== PROBLEM ==
Faithfully return all lines, omitting every embedded picture.

== COLLECTED DATA ==

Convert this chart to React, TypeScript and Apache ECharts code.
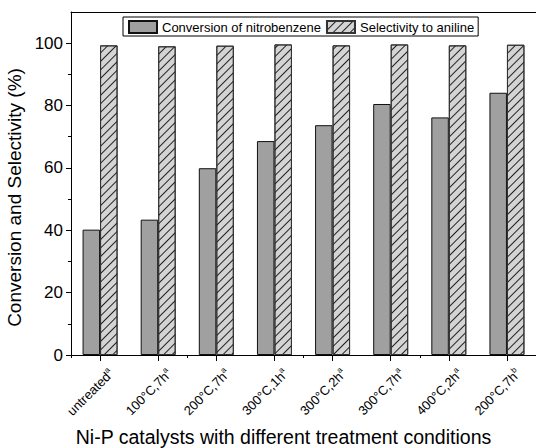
import React, { useEffect, useRef } from "react";
import * as echarts from "echarts";

const categories = ["untreated", "100°C,7h", "200°C,7h", "300°C,1h", "300°C,2h", "300°C,7h", "400°C,2h", "200°C,7h"];
const superscripts = ["a", "a", "a", "a", "a", "a", "a", "b"];
const conversion = [40.2, 43.4, 59.9, 68.6, 73.7, 80.5, 76.2, 84.1];
const selectivity = [99.3, 99.0, 99.2, 99.6, 99.3, 99.6, 99.3, 99.5];
const majorTicks = [0, 20, 40, 60, 80, 100];
const minorTicks = [10, 30, 50, 70, 90];

const FONT = "'Liberation Sans', Arial, Helvetica, sans-serif";

export default function App() {
  const ref = useRef<HTMLDivElement>(null);
  useEffect(() => {
    if (!ref.current) return;
    const chart = echarts.init(ref.current, null, { renderer: "svg" });
    const option: any = {
      animation: false,
      backgroundColor: "#fff",
      textStyle: { fontFamily: FONT, color: "#000" },
      grid: { left: 71, right: 0, top: 12, bottom: 93, containLabel: false, outerBoundsMode: "none" },
      legend: {
        left: 123,
        top: 17,
        padding: [3, 4, 2, 5],
        itemGap: 5,
        itemWidth: 28,
        itemHeight: 12,
        borderColor: "#000",
        borderWidth: 1,
        backgroundColor: "#fff",
        textStyle: { fontFamily: FONT, fontSize: 13, color: "#000" },
        data: [
          { name: "Conversion of nitrobenzene", icon: "rect" },
          { name: "Selectivity to aniline", icon: "rect" },
        ],
      },
      xAxis: [
        {
          type: "category",
          data: categories,
          position: "bottom",
          axisLine: { show: true, lineStyle: { color: "#000", width: 1 } },
          axisTick: { show: true, alignWithLabel: true, length: 6, lineStyle: { color: "#000" } },
          axisLabel: {
            interval: 0,
            rotate: 45,
            margin: 5,
            verticalAlign: "top",
            padding: [8, 0, 0, 0],
            formatter: (v: string, i: number) => `{n|${v}}{s|${superscripts[i]}}`,
            rich: {
              n: { fontFamily: FONT, fontSize: 13, color: "#000", lineHeight: 16 },
              s: { fontFamily: FONT, fontSize: 8, color: "#000", verticalAlign: "top", lineHeight: 8 },
            },
          },
          name: "Ni-P catalysts with different treatment conditions",
          nameLocation: "middle",
          nameGap: 72,
          nameTextStyle: { fontFamily: FONT, fontSize: 19.5, color: "#000", padding: [0, 40, 0, 0] },
        },
        {
          type: "category",
          data: categories,
          position: "bottom",
          axisLine: { show: false },
          axisTick: { show: true, length: 3, lineStyle: { color: "#000" } },
          axisLabel: { show: false },
          splitLine: { show: false },
        },
        {
          type: "category",
          data: categories,
          position: "top",
          axisLine: { show: true, lineStyle: { color: "#000", width: 1 } },
          axisTick: { show: false },
          axisLabel: { show: false },
          splitLine: { show: false },
        },
      ],
      yAxis: [
        {
          type: "value",
          min: 0,
          max: 110,
          interval: 10,
          position: "left",
          axisLine: { show: true, lineStyle: { color: "#000", width: 1 } },
          axisTick: { show: true, length: 5, customValues: majorTicks, lineStyle: { color: "#000" } },
          axisLabel: { customValues: majorTicks, fontFamily: FONT, fontSize: 17, color: "#000", margin: 8 },
          splitLine: { show: false },
          name: "Conversion and Selectivity (%)",
          nameLocation: "middle",
          nameGap: 41,
          nameTextStyle: { fontFamily: FONT, fontSize: 19, color: "#000", padding: [0, 28, 0, 0] },
        },
        {
          type: "value",
          min: 0,
          max: 110,
          interval: 10,
          position: "left",
          axisLine: { show: false },
          axisTick: { show: true, length: 3, customValues: minorTicks, lineStyle: { color: "#000" } },
          axisLabel: { show: false },
          splitLine: { show: false },
        },
      ],
      series: [
        {
          name: "Conversion of nitrobenzene",
          type: "bar",
          xAxisIndex: 0,
          yAxisIndex: 0,
          data: conversion,
          barWidth: 17.5,
          barGap: "0%",
          itemStyle: { color: "#a0a0a0", borderColor: "#111", borderWidth: 1 },
        },
        {
          name: "Selectivity to aniline",
          type: "bar",
          xAxisIndex: 0,
          yAxisIndex: 0,
          data: selectivity,
          barWidth: 17.5,
          barGap: "0%",
          itemStyle: {
            color: "#d4d4d4",
            borderColor: "#333",
            borderWidth: 1,
            decal: {
              symbol: "rect",
              symbolSize: 1,
              dashArrayX: [1, 0],
              dashArrayY: [1, 4.2],
              rotation: -Math.PI / 4,
              color: "rgba(0,0,0,0.85)",
            },
          },
        },
      ],
    };
    chart.setOption(option);
    return () => chart.dispose();
  }, []);
  return <div ref={ref} style={{ position: "absolute", left: 0, top: 0, width: 536, height: 448 }} />;
}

== EXERCISE SOLUTION ==
Convert this chart to React, TypeScript and Apache ECharts code.
import React, { useEffect, useRef } from "react";
import * as echarts from "echarts";

const categories = ["untreated", "100°C,7h", "200°C,7h", "300°C,1h", "300°C,2h", "300°C,7h", "400°C,2h", "200°C,7h"];
const superscripts = ["a", "a", "a", "a", "a", "a", "a", "b"];
const conversion = [40.2, 43.4, 59.9, 68.6, 73.7, 80.5, 76.2, 84.1];
const selectivity = [99.3, 99.0, 99.2, 99.6, 99.3, 99.6, 99.3, 99.5];
const majorTicks = [0, 20, 40, 60, 80, 100];
const minorTicks = [10, 30, 50, 70, 90];

const FONT = "'Liberation Sans', Arial, Helvetica, sans-serif";

export default function App() {
  const ref = useRef<HTMLDivElement>(null);
  useEffect(() => {
    if (!ref.current) return;
    const chart = echarts.init(ref.current, null, { renderer: "svg" });
    const option: any = {
      animation: false,
      backgroundColor: "#fff",
      textStyle: { fontFamily: FONT, color: "#000" },
      grid: { left: 71, right: 0, top: 12, bottom: 93, containLabel: false, outerBoundsMode: "none" },
      legend: {
        left: 123,
        top: 17,
        padding: [3, 4, 2, 5],
        itemGap: 5,
        itemWidth: 28,
        itemHeight: 12,
        borderColor: "#000",
        borderWidth: 1,
        backgroundColor: "#fff",
        textStyle: { fontFamily: FONT, fontSize: 13, color: "#000" },
        data: [
          { name: "Conversion of nitrobenzene", icon: "rect" },
          { name: "Selectivity to aniline", icon: "rect" },
        ],
      },
      xAxis: [
        {
          type: "category",
          data: categories,
          position: "bottom",
          axisLine: { show: true, lineStyle: { color: "#000", width: 1 } },
          axisTick: { show: true, alignWithLabel: true, length: 6, lineStyle: { color: "#000" } },
          axisLabel: {
            interval: 0,
            rotate: 45,
            margin: 5,
            verticalAlign: "top",
            padding: [8, 0, 0, 0],
            formatter: (v: string, i: number) => `{n|${v}}{s|${superscripts[i]}}`,
            rich: {
              n: { fontFamily: FONT, fontSize: 13, color: "#000", lineHeight: 16 },
              s: { fontFamily: FONT, fontSize: 8, color: "#000", verticalAlign: "top", lineHeight: 8 },
            },
          },
          name: "Ni-P catalysts with different treatment conditions",
          nameLocation: "middle",
          nameGap: 72,
          nameTextStyle: { fontFamily: FONT, fontSize: 19.5, color: "#000", padding: [0, 40, 0, 0] },
        },
        {
          type: "category",
          data: categories,
          position: "bottom",
          axisLine: { show: false },
          axisTick: { show: true, length: 3, lineStyle: { color: "#000" } },
          axisLabel: { show: false },
          splitLine: { show: false },
        },
        {
          type: "category",
          data: categories,
          position: "top",
          axisLine: { show: true, lineStyle: { color: "#000", width: 1 } },
          axisTick: { show: false },
          axisLabel: { show: false },
          splitLine: { show: false },
        },
      ],
      yAxis: [
        {
          type: "value",
          min: 0,
          max: 110,
          interval: 10,
          position: "left",
          axisLine: { show: true, lineStyle: { color: "#000", width: 1 } },
          axisTick: { show: true, length: 5, customValues: majorTicks, lineStyle: { color: "#000" } },
          axisLabel: { customValues: majorTicks, fontFamily: FONT, fontSize: 17, color: "#000", margin: 8 },
          splitLine: { show: false },
          name: "Conversion and Selectivity (%)",
          nameLocation: "middle",
          nameGap: 41,
          nameTextStyle: { fontFamily: FONT, fontSize: 19, color: "#000", padding: [0, 28, 0, 0] },
        },
        {
          type: "value",
          min: 0,
          max: 110,
          interval: 10,
          position: "left",
          axisLine: { show: false },
          axisTick: { show: true, length: 3, customValues: minorTicks, lineStyle: { color: "#000" } },
          axisLabel: { show: false },
          splitLine: { show: false },
        },
      ],
      series: [
        {
          name: "Conversion of nitrobenzene",
          type: "bar",
          xAxisIndex: 0,
          yAxisIndex: 0,
          data: conversion,
          barWidth: 17.5,
          barGap: "0%",
          itemStyle: { color: "#a0a0a0", borderColor: "#111", borderWidth: 1 },
        },
        {
          name: "Selectivity to aniline",
          type: "bar",
          xAxisIndex: 0,
          yAxisIndex: 0,
          data: selectivity,
          barWidth: 17.5,
          barGap: "0%",
          itemStyle: {
            color: "#d4d4d4",
            borderColor: "#333",
            borderWidth: 1,
            decal: {
              symbol: "rect",
              symbolSize: 1,
              dashArrayX: [1, 0],
              dashArrayY: [1, 4.2],
              rotation: -Math.PI / 4,
              color: "rgba(0,0,0,0.85)",
            },
          },
        },
      ],
    };
    chart.setOption(option);
    return () => chart.dispose();
  }, []);
  return <div ref={ref} style={{ position: "absolute", left: 0, top: 0, width: 536, height: 448 }} />;
}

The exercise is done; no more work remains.